Paleontologists have described Australia as new frontier in vertebrate paleontology and an untapped resource in the world's understanding of the dinosaur age because so few fossils have been found there. This is largely because the relatively flat continent has long been geologically stable. The movement of tectonic plates in other continents has forced layers of rock bearing fossils tens of millions of years old to the surface making them easier to find.
In the latest Queensland find, paleontologists bulldozed top soil more than three feet (a meter) deep to expose the sandy clay that held the fossils.
The finders nicknamed the 16-foot long carnivore, Australovenator wintonensis, "Banjo," after the poet A.B. "Banjo" Paterson who in 1885 penned Australia's unofficial anthem "Waltzing Matilda" on a sheep ranch near Winton — a cattle town that lies closest to where the dinosaur bones were found. Banjo's Latin name means "Winton's Southern Hunter."
"The cheetah of his time, Banjo was light and agile," the report's lead author, Scott Hocknull, a Queensland Museum paleontologist, said in a statement.
"He's Australia's answer to Velociraptor, but many times bigger and more terrifying," Hocknull added, referring to the turkey-sized prehistoric predators recreated with artistic license in the "Jurassic Park" movies.
The other two finds — 52-foot- long herbivores — were previously unknown types of titanosaur, the largest dinosaurs that ever lived.
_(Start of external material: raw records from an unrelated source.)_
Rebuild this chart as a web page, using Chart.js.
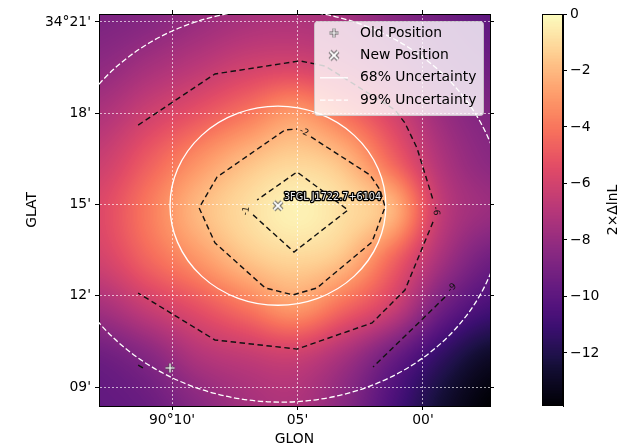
<!DOCTYPE html>
<html>
<head>
<meta charset="utf-8">
<script src="https://cdn.jsdelivr.net/npm/chart.js@4.4.1/dist/chart.umd.min.js"></script>
<style>
  html, body { margin: 0; padding: 0; background: #fff; }
  canvas { display: block; }
</style>
</head>
<body>
<canvas id="tsmap" width="625" height="446"></canvas>
<script>
// axes are in arcmin: GLON offset from 90°00', GLAT offset from 34°00'
const lonRange = [-2.67, 12.91];
const latRange = [8.38, 21.26];
const lonTicks = [10, 5, 0];
const lonTickLabels = ["90°10'", "05'", "00'"];
const latTicks = [9, 12, 15, 18, 21];
const latTickLabels = ["09'", "12'", "15'", "18'", "34°21'"];

// 2×ΔlnL map nodes (rows from top to bottom)
const gridLon = [12.9, 10.95, 9.0, 7.05, 5.1, 3.15, 1.2, -0.75, -2.7];
const gridLat = [21.25, 19.64, 18.03, 16.42, 14.81, 13.2, 11.59, 9.98, 8.37];
const tsRows = [
  [-8.9, -8.6, -8.0, -7.5, -7.3, -7.6, -8.5, -9.3, -9.9],
  [-8.3, -7.6, -6.9, -6.2, -6.0, -6.6, -7.7, -8.8, -9.4],
  [-7.3, -6.2, -5.2, -4.1, -3.0, -4.3, -6.0, -7.9, -8.8],
  [-6.3, -4.8, -3.2, -1.9, -1.25, -1.95, -4.5, -7.2, -8.4],
  [-5.6, -3.9, -2.05, -1.0, -0.35, -0.95, -2.2, -6.6, -7.9],
  [-6.0, -4.5, -3.1, -1.75, -1.2, -1.85, -4.5, -7.5, -9.3],
  [-7.6, -6.4, -5.3, -4.1, -3.0, -4.5, -6.3, -9.3, -10.8],
  [-9.4, -8.6, -7.2, -6.6, -6.3, -7.5, -9.5, -11.5, -12.9],
  [-9.8, -9.5, -8.5, -7.6, -7.3, -8.5, -10.6, -12.6, -13.88]
];
const cbRange = [-13.88, 0];
const cbTicks = [0, -2, -4, -6, -8, -10, -12];
const cbTickLabels = ["0", "\u22122", "\u22124", "\u22126", "\u22128", "\u221210", "\u221212"];

// contour paths [lon, lat], split where the level labels sit
const contourM1 = [[6.77, 14.66], [5.14, 13.44], [2.99, 14.82], [5.02, 16.07], [6.61, 15.15]];
const contourM2 = [[4.46, 17.22], [2.11, 15.97], [1.71, 15.48], [1.51, 14.92], [2.03, 13.77], [4.22, 12.26],
  [5.18, 12.03], [6.29, 12.26], [8.29, 13.74], [8.92, 14.89], [8.21, 15.90], [5.50, 17.45], [5.02, 17.48]];
const contourM6a = [[11.35, 17.61], [8.29, 19.29], [4.90, 19.72], [3.90, 19.55], [1.12, 18.11], [0.72, 17.68],
  [0.24, 16.86], [-0.40, 15.15]];
const contourM6b = [[-0.40, 14.43], [0.72, 12.19], [2.03, 11.11], [5.02, 10.25], [8.29, 10.55], [11.35, 12.09]];
const contourM9a = [[-0.88, 11.96], [1.99, 9.66]];
const contourM9b = [[11.35, 9.72], [11.16, 9.63]];
const levelLabels = ["-1", "-2", "-6", "-9"];
const levelLabelLon = [7.05, 4.74, -0.52, -1.16];
const levelLabelLat = [14.79, 17.38, 14.79, 12.26];

const oldPos = [10.08, 9.63];
const newPos = [5.78, 14.96];
const sourceName = "3FGL J1722.7+6104";
const radii68 = [4.30, 3.27];
const radii99 = [8.98, 6.45];
const tilt99 = 3;
const legendLabels = ["Old Position", "New Position", "68% Uncertainty", "99% Uncertainty"];

const font = { family: "DejaVu Sans", size: 13.9 };
const labelRotation = [-80, 25, 85, -44];

const magmaStops = [[0, "#000004"], [0.1, "#140e36"], [0.125, "#1d1147"], [0.2, "#3b0f70"], [0.25, "#51127c"],
  [0.3, "#641a80"], [0.375, "#822681"], [0.4, "#8c2981"], [0.5, "#b73779"], [0.6, "#de4968"], [0.625, "#e65164"],
  [0.7, "#f7705c"], [0.75, "#fb8861"], [0.8, "#fe9f6d"], [0.875, "#fec287"], [0.9, "#fecf92"], [1, "#fcfdbf"]];

const hexRgb = (h) => [1, 3, 5].map((i) => parseInt(h.slice(i, i + 2), 16));
const magmaLut = [];
for (let k = 0; k < 256; k++) {
  const t = k / 255;
  let s = 0;
  while (s < magmaStops.length - 2 && magmaStops[s + 1][0] < t) s++;
  const [t0, c0] = magmaStops[s], [t1, c1] = magmaStops[s + 1];
  const f = (t - t0) / (t1 - t0);
  const a = hexRgb(c0), b = hexRgb(c1);
  magmaLut.push(a.map((v, i) => Math.round(v + (b[i] - v) * f)));
}
function magma(value) {
  const t = Math.min(1, Math.max(0, (value - cbRange[0]) / (cbRange[1] - cbRange[0])));
  return magmaLut[Math.round(t * 255)];
}

const clamp = (v, lo, hi) => Math.min(hi, Math.max(lo, v));
const cubic = (p0, p1, p2, p3, t) =>
  p1 + 0.5 * t * (p2 - p0 + t * (2 * p0 - 5 * p1 + 4 * p2 - p3 + t * (3 * (p1 - p2) + p3 - p0)));
function sampleTs(u, v) {
  const nc = gridLon.length - 1, nr = gridLat.length - 1;
  const iu = Math.min(Math.floor(u), nc), iv = Math.min(Math.floor(v), nr);
  const fu = u - iu, fv = v - iv;
  const col = [];
  for (let m = -1; m <= 2; m++) {
    const r = tsRows[clamp(iv + m, 0, nr)];
    col.push(cubic(r[clamp(iu - 1, 0, nc)], r[clamp(iu, 0, nc)], r[clamp(iu + 1, 0, nc)], r[clamp(iu + 2, 0, nc)], fu));
  }
  return cubic(col[0], col[1], col[2], col[3], fv);
}

function markerCanvas(kind) {
  const c = document.createElement("canvas");
  c.width = c.height = 14;
  const g = c.getContext("2d");
  const path = () => {
    g.beginPath();
    if (kind === "plus") {
      g.moveTo(2.5, 7); g.lineTo(11.5, 7); g.moveTo(7, 2.5); g.lineTo(7, 11.5);
    } else {
      g.moveTo(3, 3); g.lineTo(11, 11); g.moveTo(11, 3); g.lineTo(3, 11);
    }
  };
  path(); g.strokeStyle = "rgba(80,80,80,0.85)"; g.lineWidth = kind === "plus" ? 3 : 4; g.stroke();
  path(); g.strokeStyle = "#fff"; g.lineWidth = kind === "plus" ? 1.2 : 1.8; g.stroke();
  return c;
}
const markPlus = markerCanvas("plus");
const markX = markerCanvas("x");

const tsImage = {
  id: "tsImage",
  beforeDraw(chart) {
    const { ctx, chartArea: a, scales } = chart;
    const x = scales.x, y = scales.y, cb = scales.cb;
    const w = Math.round(a.right - a.left), h = Math.round(a.bottom - a.top);
    const img = ctx.createImageData(w, h);
    const cx0 = x.getPixelForValue(gridLon[0]), cx1 = x.getPixelForValue(gridLon[gridLon.length - 1]);
    const cy0 = y.getPixelForValue(gridLat[0]), cy1 = y.getPixelForValue(gridLat[gridLat.length - 1]);
    for (let j = 0; j < h; j++) {
      const v = clamp((a.top + j + 0.5 - cy0) / (cy1 - cy0) * (gridLat.length - 1), 0, gridLat.length - 1);
      for (let i = 0; i < w; i++) {
        const u = clamp((a.left + i + 0.5 - cx0) / (cx1 - cx0) * (gridLon.length - 1), 0, gridLon.length - 1);
        const c = magma(sampleTs(u, v));
        const k = (j * w + i) * 4;
        img.data[k] = c[0]; img.data[k + 1] = c[1]; img.data[k + 2] = c[2]; img.data[k + 3] = 255;
      }
    }
    ctx.putImageData(img, Math.round(a.left), Math.round(a.top));

    // colour bar
    for (let py = Math.round(cb.top); py < Math.round(cb.bottom); py++) {
      const c = magma(cb.getValueForPixel(py + 0.5));
      ctx.fillStyle = `rgb(${c[0]},${c[1]},${c[2]})`;
      ctx.fillRect(cb.left - 20, py, 20, 1);
    }
  }
};

const overlays = {
  id: "overlays",
  afterDatasetsDraw(chart) {
    const { ctx, chartArea: a, scales: { x, y } } = chart;
    const px = x.getPixelForValue(newPos[0]), py = y.getPixelForValue(newPos[1]);
    const sx = Math.abs(x.getPixelForValue(1) - x.getPixelForValue(0));
    const sy = Math.abs(y.getPixelForValue(1) - y.getPixelForValue(0));
    ctx.save();
    ctx.beginPath();
    ctx.rect(a.left, a.top, a.right - a.left, a.bottom - a.top);
    ctx.clip();
    ctx.strokeStyle = "#fff";
    ctx.lineWidth = 1.3;
    ctx.beginPath();
    ctx.ellipse(px, py, radii68[0] * sx, radii68[1] * sy, 0, 0, Math.PI * 2);
    ctx.stroke();
    ctx.setLineDash([5.5, 2.5]);
    ctx.beginPath();
    ctx.ellipse(px, py, radii99[0] * sx, radii99[1] * sy, tilt99 * Math.PI / 180, 0, Math.PI * 2);
    ctx.stroke();
    ctx.setLineDash([]);

    // contour level labels
    ctx.fillStyle = "#111";
    ctx.font = "9px 'DejaVu Sans'";
    ctx.textAlign = "center";
    ctx.textBaseline = "middle";
    levelLabels.forEach((t, i) => {
      ctx.save();
      ctx.translate(x.getPixelForValue(levelLabelLon[i]), y.getPixelForValue(levelLabelLat[i]));
      ctx.rotate(labelRotation[i] * Math.PI / 180);
      ctx.fillText(t, 0, 0);
      ctx.restore();
    });

    // source name
    ctx.font = "9.7px 'DejaVu Sans'";
    ctx.textAlign = "left";
    ctx.lineJoin = "round";
    ctx.lineWidth = 2.6;
    ctx.strokeStyle = "#000";
    ctx.strokeText(sourceName, px + 6, py - 8);
    ctx.fillStyle = "#eee";
    ctx.fillText(sourceName, px + 6, py - 8);
    ctx.restore();
  },
  afterDraw(chart) {
    const { ctx, chartArea: a, scales: { cb } } = chart;
    ctx.save();
    // colour bar frame and label
    ctx.strokeStyle = "#000";
    ctx.lineWidth = 1;
    ctx.strokeRect(cb.left - 20.5, cb.top + 0.5, 20, cb.bottom - cb.top - 1);
    ctx.fillStyle = "#000";
    ctx.font = "13.9px 'DejaVu Sans'";
    ctx.textAlign = "center";
    ctx.textBaseline = "middle";
    ctx.translate(613, (cb.top + cb.bottom) / 2);
    ctx.rotate(-Math.PI / 2);
    ctx.fillText("2\u00d7\u0394lnL", 0, 0);
    ctx.restore();

    // legend
    const left = a.right - 176, top = a.top + 7, w = 169, h = 94;
    ctx.save();
    ctx.beginPath();
    ctx.roundRect(left + 0.5, top + 0.5, w, h, 3);
    ctx.fillStyle = "rgba(255,255,255,0.8)";
    ctx.fill();
    ctx.strokeStyle = "rgba(204,204,204,0.8)";
    ctx.lineWidth = 1;
    ctx.stroke();
    ctx.font = "13.9px 'DejaVu Sans'";
    ctx.textBaseline = "middle";
    ctx.textAlign = "left";
    legendLabels.forEach((label, i) => {
      const ry = top + 12 + i * 22.4;
      if (i === 0) ctx.drawImage(markPlus, left + 13, ry - 7);
      if (i === 1) ctx.drawImage(markX, left + 13, ry - 7);
      if (i >= 2) {
        ctx.strokeStyle = "#fff";
        ctx.lineWidth = 1.3;
        ctx.setLineDash(i === 3 ? [5.5, 2.5] : []);
        ctx.beginPath();
        ctx.moveTo(left + 6, ry);
        ctx.lineTo(left + 34, ry);
        ctx.stroke();
        ctx.setLineDash([]);
      }
      ctx.fillStyle = "#000";
      ctx.fillText(label, left + 46, ry);
    });
    ctx.restore();
  }
};

const toPoints = (pairs) => pairs.map(([x, y]) => ({ x, y }));
const contourStyle = {
  showLine: true, borderColor: "#111", borderWidth: 1.4, borderDash: [5.5, 3.5],
  pointRadius: 0, fill: false
};

const sideTicks = (list) => (scale) => { scale.ticks = list.map((value) => ({ value })); };
const tickGrid = { drawOnChartArea: false, tickColor: "#000", tickLength: 4 };
const frame = { color: "#000", width: 1 };

new Chart(document.getElementById("tsmap"), {
  type: "scatter",
  data: {
    datasets: [
      { label: "New Position", data: toPoints([newPos]), pointStyle: markX, pointRadius: 6 },
      { label: "Old Position", data: toPoints([oldPos]), pointStyle: markPlus, pointRadius: 6 },
      ...[contourM1, contourM2, contourM6a, contourM6b, contourM9a, contourM9b]
        .map((seg) => ({ ...contourStyle, data: toPoints(seg) }))
    ]
  },
  options: {
    responsive: false,
    animation: false,
    events: [],
    layout: { padding: 0 },
    plugins: { legend: { display: false }, tooltip: { enabled: false } },
    scales: {
      x: {
        type: "linear", position: "bottom", min: lonRange[0], max: lonRange[1], reverse: true,
        afterBuildTicks: sideTicks(lonTicks),
        afterFit: (s) => { s.height = 40; },
        ticks: { callback: (v, i) => lonTickLabels[i], color: "#000", font, padding: 2, maxRotation: 0, autoSkip: false },
        grid: { color: "rgba(255,255,255,0.65)", tickColor: "#000", tickLength: 4 },
        border: { ...frame, dash: [2, 2] },
        title: { display: true, text: "GLON", color: "#000", font: { ...font, lineHeight: 1 }, padding: { top: 0, bottom: 0 } }
      },
      y: {
        type: "linear", position: "left", min: latRange[0], max: latRange[1],
        afterBuildTicks: sideTicks(latTicks),
        afterFit: (s) => { s.width = 99; },
        ticks: { callback: (v, i) => latTickLabels[i], color: "#000", font, padding: 4, autoSkip: false },
        grid: { color: "rgba(255,255,255,0.65)", tickColor: "#000", tickLength: 4 },
        border: { ...frame, dash: [2, 2] },
        title: { display: true, text: "GLAT", color: "#000", font: { ...font, lineHeight: 1 }, padding: { top: 25, bottom: 0 } }
      },
      x2: {
        type: "linear", axis: "x", position: "top", min: lonRange[0], max: lonRange[1], reverse: true,
        afterBuildTicks: sideTicks(lonTicks),
        afterFit: (s) => { s.height = 14; },
        ticks: { display: false }, grid: tickGrid, border: frame
      },
      y2: {
        type: "linear", axis: "y", position: "right", min: latRange[0], max: latRange[1],
        afterBuildTicks: sideTicks(latTicks),
        afterFit: (s) => { s.width = 73; },
        ticks: { display: false }, grid: tickGrid, border: frame
      },
      cb: {
        type: "linear", axis: "y", position: "right", weight: 1, min: cbRange[0], max: cbRange[1],
        afterBuildTicks: sideTicks(cbTicks),
        afterFit: (s) => { s.width = 62; },
        ticks: { callback: (v, i) => cbTickLabels[i], color: "#000", font, padding: 3, autoSkip: false },
        grid: tickGrid, border: frame
      }
    }
  },
  plugins: [tsImage, overlays]
});
</script>
</body>
</html>
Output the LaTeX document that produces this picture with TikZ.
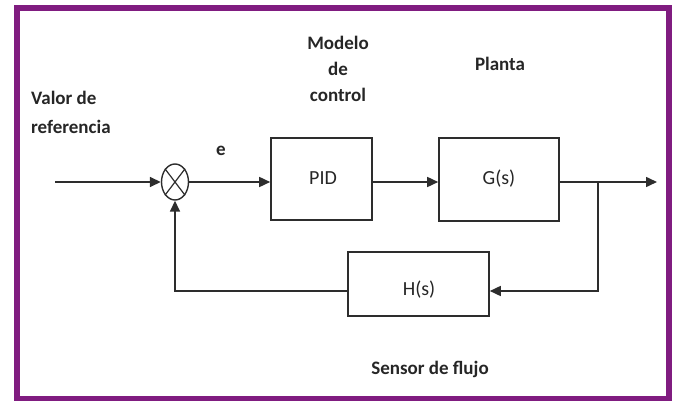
\documentclass[tikz,border=0pt]{standalone}
\usepackage{fontspec}
\setmainfont{Carlito}
\usetikzlibrary{arrows.meta,shapes.geometric}
\definecolor{frame}{RGB}{128,28,128}
\definecolor{ln}{RGB}{45,45,45}
\begin{document}
\begin{tikzpicture}[x=1pt,y=-1pt,
  blk/.style={draw=ln,line width=1.6pt,minimum width=#1,inner sep=0pt},
  lbl/.style={font=\fontsize{19}{23}\selectfont\bfseries,text=black!85,inner sep=0pt},
  inl/.style={font=\fontsize{20}{24}\selectfont,text=black!85,inner sep=0pt},
  wire/.style={draw=ln,line width=1.6pt},
  arr/.style={wire,-{Triangle[length=11pt,width=10pt]}}]
\useasboundingbox (0,0) rectangle (675,401);
\draw[frame,line width=6pt] (17,8) rectangle (669,398.5);
\node[blk=101pt,minimum height=82pt] (pid) at (321.5,179) {};
\node[inl] at (323,178) {PID};
\node[blk=120pt,minimum height=83pt] (g) at (499,179.5) {};
\node[inl] at (499,179) {G(s)};
\node[blk=141pt,minimum height=64pt] (h) at (418.5,284) {};
\node[inl] at (419,290) {H(s)};
\node[draw=ln,line width=1.4pt,ellipse,minimum width=27pt,minimum height=36pt,inner sep=0pt] (sum) at (175,182) {};
\draw[ln,line width=1.2pt] (sum.north west) -- (sum.south east) (sum.north east) -- (sum.south west);
\coordinate (in) at (55,182);
\coordinate (out) at (657,182);
\coordinate (br) at (598,182);
\coordinate (brd) at (598,291);
\coordinate (fbl) at (175,291);
\draw[arr] (in) -- (sum.west);
\draw[arr] (sum.east) -- (sum.east -| pid.west);
\draw[arr] (pid.east |- sum.east) -- (sum.east -| g.west);
\draw[arr] (g.east |- sum.east) -- (out);
\draw[arr] (br) -- (brd) -- (h.east |- brd);
\draw[arr] (h.west |- fbl) -- (fbl) -- (sum.south);
\node[lbl,anchor=west,align=left] (ref) at (31,112) {Valor de\\[6pt]referencia};
\node[lbl] (e) at (221,151) {e};
\node[lbl,align=center] (mod) at (338,69) {Modelo\\[3pt]de\\[3pt]control};
\node[lbl] (pl) at (500,64) {Planta};
\node[lbl] (sens) at (430,369) {Sensor de flujo};
\end{tikzpicture}
\end{document}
The giraffe-like Wintonotitan wattsi and nicknamed Clancy translates from Latin as "Watts' Winton Giant." The Diamantinasaurus matildae resembled a hippopotamus and has been nicknamed Matilda; the Latin name translates as "Matilda's Diamantina River Lizard."
All three lived in the mid-Cretaceous period which extended from 145 million years to 65 million years ago.
Matilda's and Banjo's bones were mingled; Hocknull suspects Matilda became stuck in river mud and that Banjo fell into the same fatal trap while moving in for the kill.
"The jewel in the crown for us is Banjo because it's the most complete meat-eating dinosaur ever found in Australia," Hocknull said.
"All of the carnivorous dinosaurs that we've had in the past were only known from a single bone or tooth," he added.
John Long, a Museum Victoria paleontologist who was not connected with the find, said it was "very exciting stuff."
Long said the last "truly big" dinosaur found in Australia was the partial skeleton of a 30-foot- (9-meter-) long herbivore named Muttaburrasaurus which was found near the Queensland town of Muttaburra in 1981.
Long said only single large dinosaur bones had been found since then.
"This is the first time we've got partially articulated skeletons," Long said. "There is enough of the bones to reconstruct them quite confidently."
"We know so little about the Australian dinosaur fauna that any major paper like this is a massive advance on our previous knowledge," he said.
Hocknull said his team would continue unearthing more bones of the three dinosaurs as well as other sites in the Winton area, where fossil bones have been found scattered on the surface since the 1930s.